By Monica Marier
Okay, I don't think I've really written this down before, so I'm going to record it as accurately as I can.
On September 11th 2001, I was an Art Student at George Mason University in Northern Virginia. I was on financial aide so I worked mornings and some afternoons in the Music Department as a desk-monkey, taking messages and stuffing envelopes. I walked into the office that morning, like it was any other day. I plopped down my bookbag and got out my copy of Dracula that I was reading for the billionth time. It was then that I heard Tammy, my boss on the phone talking to someone in a frantic voice.
"Calm down, Patricia! What are you talking about? You just saw a plane crash? What?"
Tammy put down the phone, her face white, and said to no one in particular.
"Dr. Miller said she just saw a plane crash into the Pentagon from her balcony."
We were gobsmacked.
What was going on?
We ran to the radio at the back of the office and switched it on. We stood like stunned cattle listening to the NPR report that terrorists had hijacked a plane and crashed it into the pentagon. Then I heard that the twin towers were gone too.
I felt cold and numb all over. This couldn't be happening. This wasn't happening. This was some plot lifted out of a Keanu Reeves action film. This stuff didn't happen in real life.
It was when I heard that there was a bomb at the State Department that I lost it. My dad worked at the State Department. I later found out it was a false alarm, but at the time I was already raw with fear. I burst into blubbering tears until Tammy quietly suggested I go back to my dorm.
I didn't though. I walked to the Johnson Centre, where TV's had been wheeled out, and I stared tear-stained as the footage from the Twin Towers crash was playing on a continuous loop. I saw it hit over and over hurting me like a sharp blow to the chest. My room didn't have a TV all day I stared in dumb horror at the screens as they became available. I didn't eat lunch. I picked numbly at my dinner as the news counted more and more deaths that day, and a plane downed in Pennsylvania.

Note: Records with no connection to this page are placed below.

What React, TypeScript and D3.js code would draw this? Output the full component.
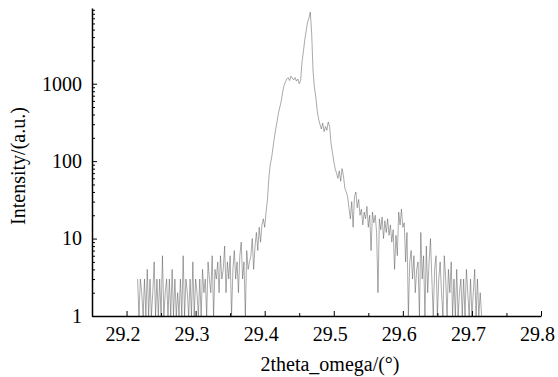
import React, { useEffect, useRef } from 'react';
import * as d3 from 'd3';

// scan grid (2theta start and step, degrees)
const scanStart = 29.216;
const scanStep = 0.002;

// counts, left to right
const lowLeft = [
  3, 1, 3, 2, 1, 3, 1, 4, 1, 3,
  1, 2, 5, 1, 3, 1, 3, 1, 6, 1,
  2, 3, 1, 3, 1, 4, 1, 3, 1, 2,
  1, 3, 1, 6, 1, 3, 2, 1, 3, 1,
  5, 1, 3, 2, 1,
];
const foot = [
  3, 1, 4, 2, 3, 1, 5, 3, 2, 6,
  1, 4, 3, 5, 2, 6, 3, 4, 8, 2,
  5, 3, 6, 1, 4, 7, 3, 5, 2, 6,
  9, 3, 5, 1, 7, 4, 5,
];
const peak = [
  6, 10, 4, 8, 12, 7, 14, 9, 15,
  18, 14, 22, 32, 60,
  90, 110, 150, 200, 260,
  330, 420, 500,
  600, 780, 950, 1050,
  1150, 1200, 1100, 1250, 1180, 1120, 1200, 1080, 1150, 1000, 1100,
  1900, 2600,
  3700, 4800,
  6200, 7000, 8400,
  4500, 1450, 900, 670, 450, 350,
  300, 260, 310, 240, 280, 250, 320, 280, 170,
];
const shoulder = [
  130, 100, 80, 70, 60, 75, 55, 80, 65, 45,
  40, 35, 25, 18, 30, 14, 35, 40, 25, 32,
  20, 24, 15, 22, 18, 26, 14, 20, 7, 22,
  16, 20, 12, 2, 18, 13, 19, 10, 17, 12,
  18, 11, 15, 9, 13, 4, 11, 6, 22, 15,
  24, 14, 16, 5, 12, 1,
];
const lowRight = [
  5, 7, 3, 6, 2, 4,
  5, 1, 12, 3, 6, 1, 8, 2, 5, 10, 3, 1,
  4, 6, 1, 3, 5, 2, 1, 6, 3, 1, 4, 2, 5, 1,
  3, 1, 4, 1, 2, 3, 1, 3, 1, 4, 2, 1, 3, 1, 2, 4, 1, 3, 1, 2, 1,
];

const xTicks = [29.2, 29.3, 29.4, 29.5, 29.6, 29.7, 29.8];
const yTicks = [1, 10, 100, 1000];

const counts = [...lowLeft, ...foot, ...peak, ...shoulder, ...lowRight];
const data = counts.map((c, i) => ({ angle: scanStart + i * scanStep, count: c }));

const XrdChart = ({ width = 558, height = 377 }) => {
  const ref = useRef<SVGSVGElement>(null);

  useEffect(() => {
    const margin = { top: 8, right: 17, bottom: 61, left: 92 };
    const font = 'Liberation Serif';
    const fontSize = 20;

    const svg = d3.select(ref.current)
      .attr('width', width)
      .attr('height', height);

    svg.selectAll('*').remove();

    const x = d3.scaleLinear()
      .domain([29.15, 29.8])
      .range([margin.left, width - margin.right]);

    const y = d3.scaleLog()
      .domain([1, 9500])
      .range([height - margin.bottom, margin.top]);

    // spectrum
    const line = d3.line<{ angle: number; count: number }>()
      .x(d => x(d.angle))
      .y(d => y(d.count));

    svg.append('path')
      .datum(data)
      .attr('d', line)
      .attr('fill', 'none')
      .attr('stroke', '#555')
      .attr('stroke-width', 0.5);

    const base = height - margin.bottom;

    // x axis, ticks pointing inward
    const xMinor = d3.range(29.15, 29.81, 0.05).filter(v => !xTicks.some(t => Math.abs(t - v) < 1e-6));
    svg.append('g')
      .attr('transform', `translate(0,${base})`)
      .call(d3.axisBottom(x).tickValues(xMinor).tickSizeInner(-3).tickSizeOuter(0).tickFormat(() => ''))
      .call(g => g.select('.domain').remove());

    const gx = svg.append('g')
      .attr('transform', `translate(0,${base})`)
      .call(d3.axisBottom(x).tickValues(xTicks).tickSizeInner(-5).tickSizeOuter(0).tickPadding(11).tickFormat(d3.format('.1f')));
    gx.selectAll('text').attr('x', -4);

    // y axis
    const yMinor: number[] = [];
    [1, 10, 100, 1000].forEach(dec => {
      for (let k = 2; k <= 9; k++) if (dec * k <= 9500) yMinor.push(dec * k);
    });
    svg.append('g')
      .attr('transform', `translate(${margin.left},0)`)
      .call(d3.axisLeft(y).tickValues(yMinor).tickSizeInner(-3).tickSizeOuter(0).tickFormat(() => ''))
      .call(g => g.select('.domain').remove());

    const gy = svg.append('g')
      .attr('transform', `translate(${margin.left},0)`)
      .call(d3.axisLeft(y).tickValues(yTicks).tickSizeInner(-5).tickSizeOuter(0).tickPadding(10).tickFormat(d3.format('d')));

    [gx, gy].forEach(g => {
      g.attr('font-family', font).attr('font-size', fontSize);
      g.select('.domain').attr('stroke-width', 1.5);
      g.selectAll('text').attr('fill', '#000');
    });
    svg.selectAll('.tick line').attr('stroke', '#000');

    // titles
    svg.append('text')
      .attr('x', 330)
      .attr('y', 371)
      .attr('text-anchor', 'middle')
      .attr('font-family', font)
      .attr('font-size', fontSize)
      .text('2theta_omega/(°)');

    svg.append('text')
      .attr('transform', `translate(25,166) rotate(-90)`)
      .attr('text-anchor', 'middle')
      .attr('font-family', font)
      .attr('font-size', fontSize)
      .text('Intensity/(a.u.)');
  }, [width, height]);

  return <svg ref={ref} style={{ position: 'absolute', left: 0, top: 0, background: '#fff' }}></svg>;
};

export default function App() {
  return <XrdChart />;
}
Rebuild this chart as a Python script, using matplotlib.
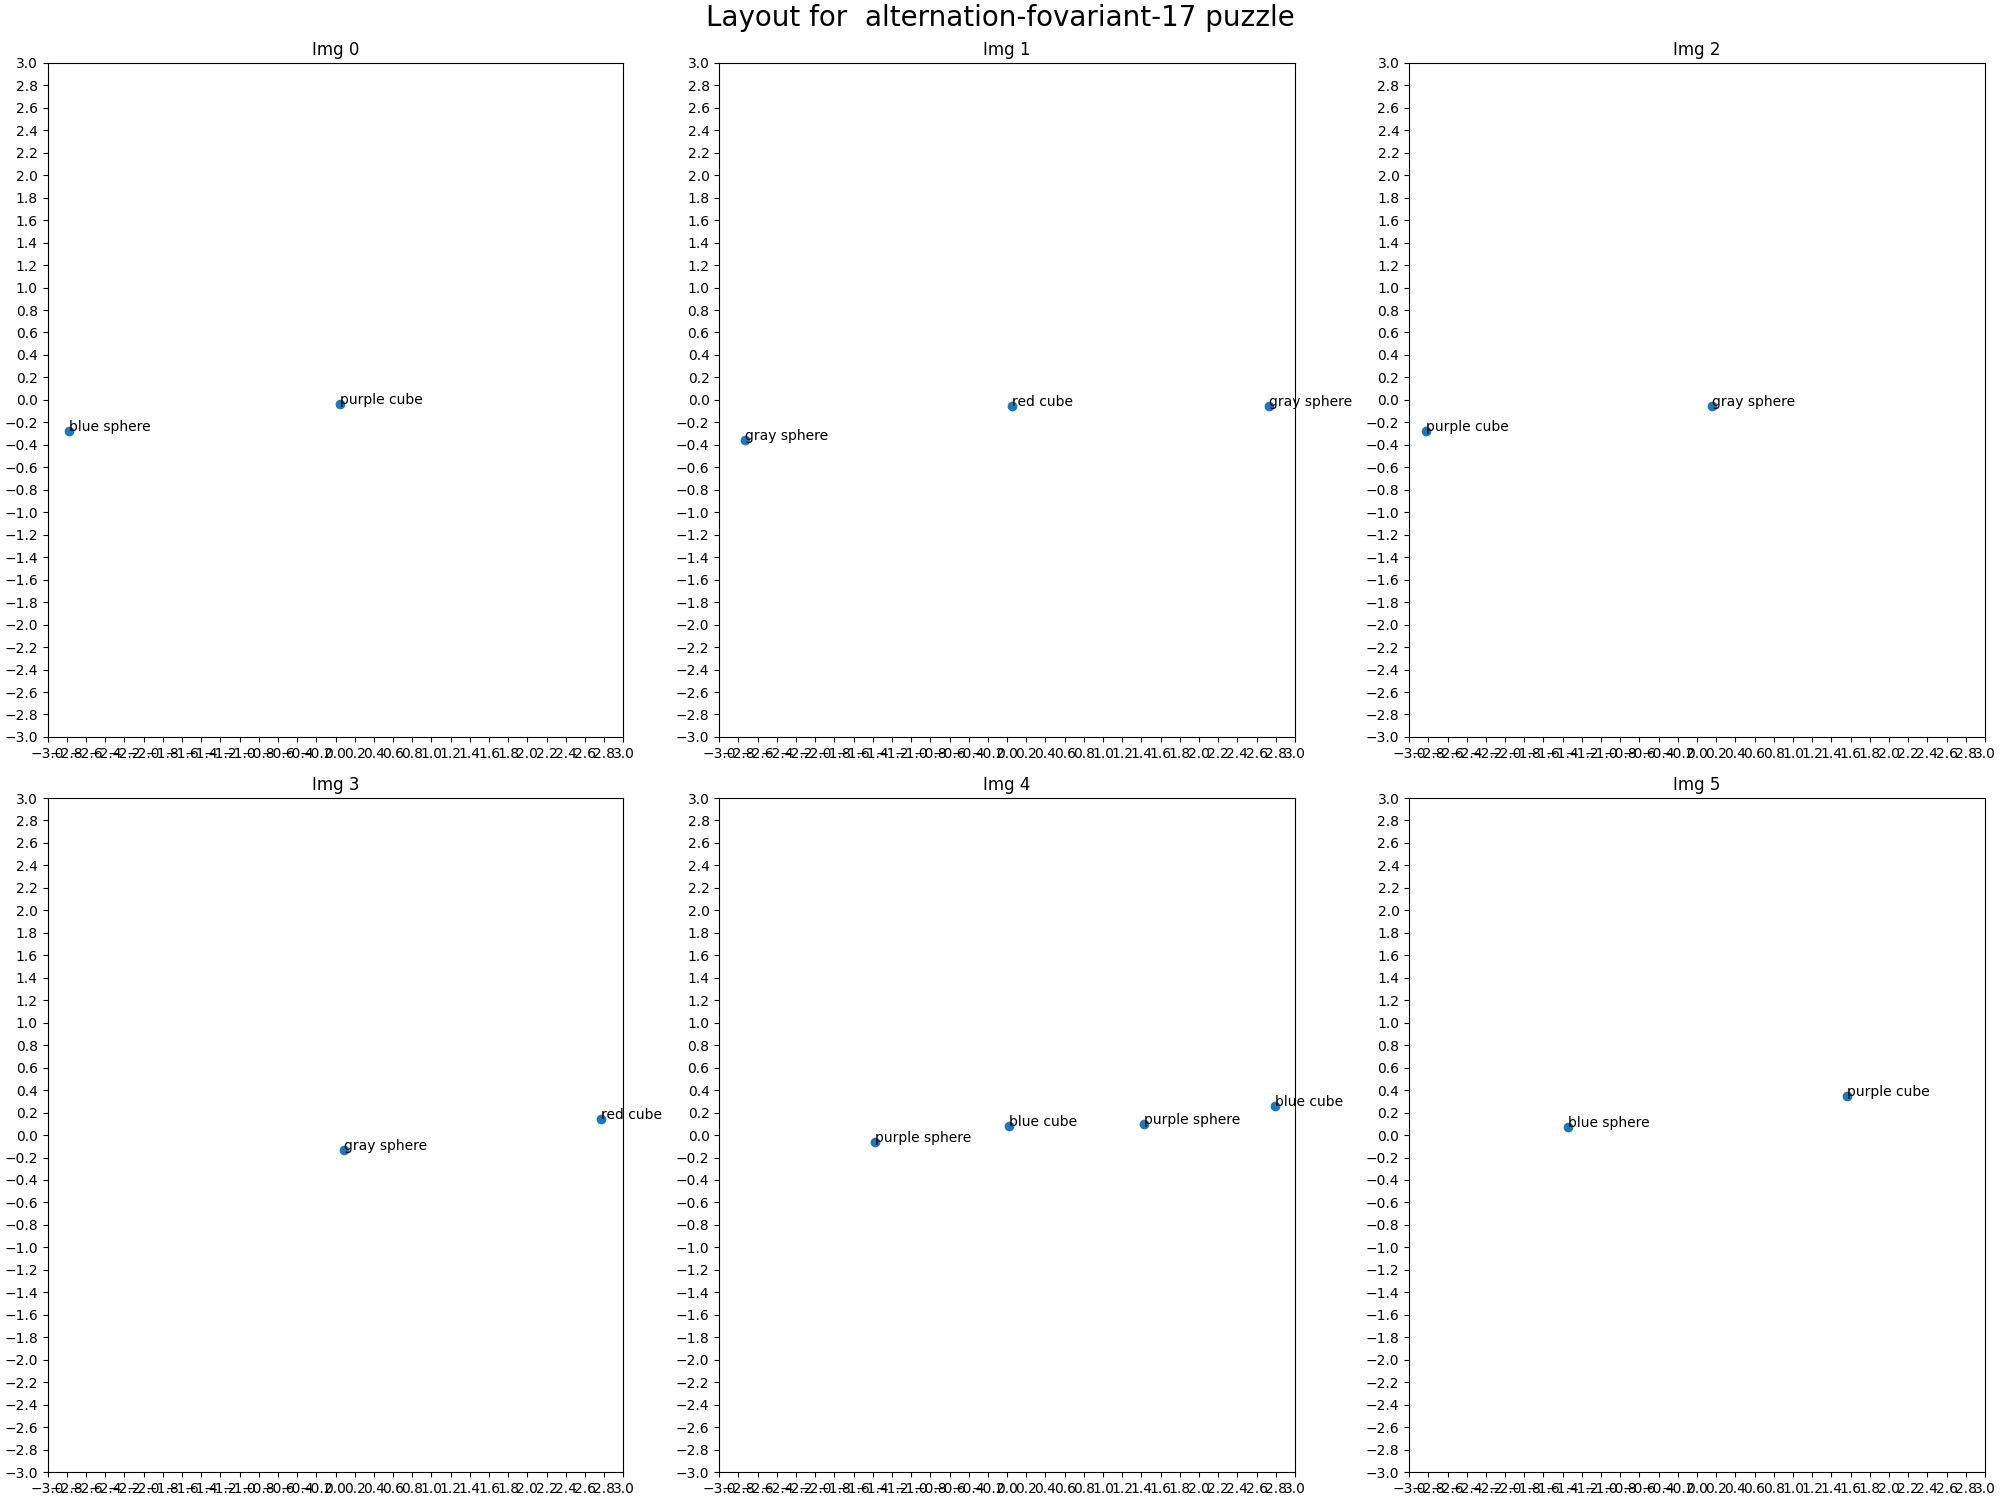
import numpy as np
import matplotlib
matplotlib.use("Agg")
import matplotlib.pyplot as plt

# object positions per image
img0_x = [-2.78, 0.05]
img0_y = [-0.28, -0.04]
img0_labels = ["blue sphere", "purple cube"]

img1_x = [-2.73, 0.05, 2.73]
img1_y = [-0.36, -0.05, -0.05]
img1_labels = ["gray sphere", "red cube", "gray sphere"]

img2_x = [-2.82, 0.16]
img2_y = [-0.28, -0.05]
img2_labels = ["purple cube", "gray sphere"]

img3_x = [0.09, 2.77]
img3_y = [-0.13, 0.14]
img3_labels = ["gray sphere", "red cube"]

img4_x = [-1.38, 0.02, 1.43, 2.79]
img4_y = [-0.06, 0.08, 0.10, 0.26]
img4_labels = ["purple sphere", "blue cube", "purple sphere", "blue cube"]

img5_x = [-1.34, 1.56]
img5_y = [0.07, 0.35]
img5_labels = ["blue sphere", "purple cube"]

puzzle_name = "alternation-fovariant-17"

images = [
    (img0_x, img0_y, img0_labels),
    (img1_x, img1_y, img1_labels),
    (img2_x, img2_y, img2_labels),
    (img3_x, img3_y, img3_labels),
    (img4_x, img4_y, img4_labels),
    (img5_x, img5_y, img5_labels),
]

ticks = np.round(np.arange(-3, 3.01, 0.2), 1)

fig, axes = plt.subplots(2, 3, figsize=(20, 15), layout="constrained")
for i, ax in enumerate(axes.flat):
    xs, ys, labels = images[i]
    ax.scatter(xs, ys)
    for x, y, lab in zip(xs, ys, labels):
        ax.annotate(lab, (x, y))
    ax.set_xlim(-3, 3)
    ax.set_ylim(-3, 3)
    ax.set_xticks(ticks)
    ax.set_yticks(ticks)
    ax.set_title(f"Img {i}")

fig.suptitle(f"Layout for  {puzzle_name} puzzle", fontsize=20)
plt.savefig("out.png", dpi=100)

As it got dark later that evening, I stumbled back to the dorm and stumbled upon a group of people gathered around a statue of George Mason, their heads bowed in prayer. I was only a lapsed Catholic at the time, but I felt the urge to join in that circle. Two hands gladly grasped mine, damp with the effort of getting through that day. We prayed to God to give us strength that day. We prayed for the dead. We prayed for protection from death that everyone felt could strike us at any moment.
We were terrified.
As the circle broke up, we found ourselves clinging to small groups as we walked back to our respective dorms. We were all strangers to each other, yet we sought comfort in each other's company, making small talk as we walked back to our spartan rooms. I called my boyfriend (my future husband) and tried to make sense of it all.
The next day, we went to class. Two of my teachers were practicing Muslims and didn't come to school that day out of fear. We used the class period to write them a letter about how much we still appreciated them.When they came back the next week we hugged them and cried.
As people became able to talk about the event, I was amazed to discover that many of my friends' parents (who all worked in the city and Pentagon) had all had amazing coincidences that kept them from the Pentagon that day. One had been running late due to a flat tire. One had decided to go out for a coffee run. One who had an office on the side that was demolished had been asked to visit a colleague on the other side of the building. One had simply felt the urge to play hooky that day and called in sick.
I actually don't remember much of the rest of that semester. For three months I seemed to be in a walking dream. I only remembered that in my mother's house (which was right under the flight path for Dulles Airport) that every time I heard a plane engine overhead, I would tremble all over.
~Monica Marier.
1 comment:
For me in the UK, this was something restricted to TV reports, and it never really felt 'real'. It's stories like this, from people I know, that makes it all feel less like a movie and more like something that happened.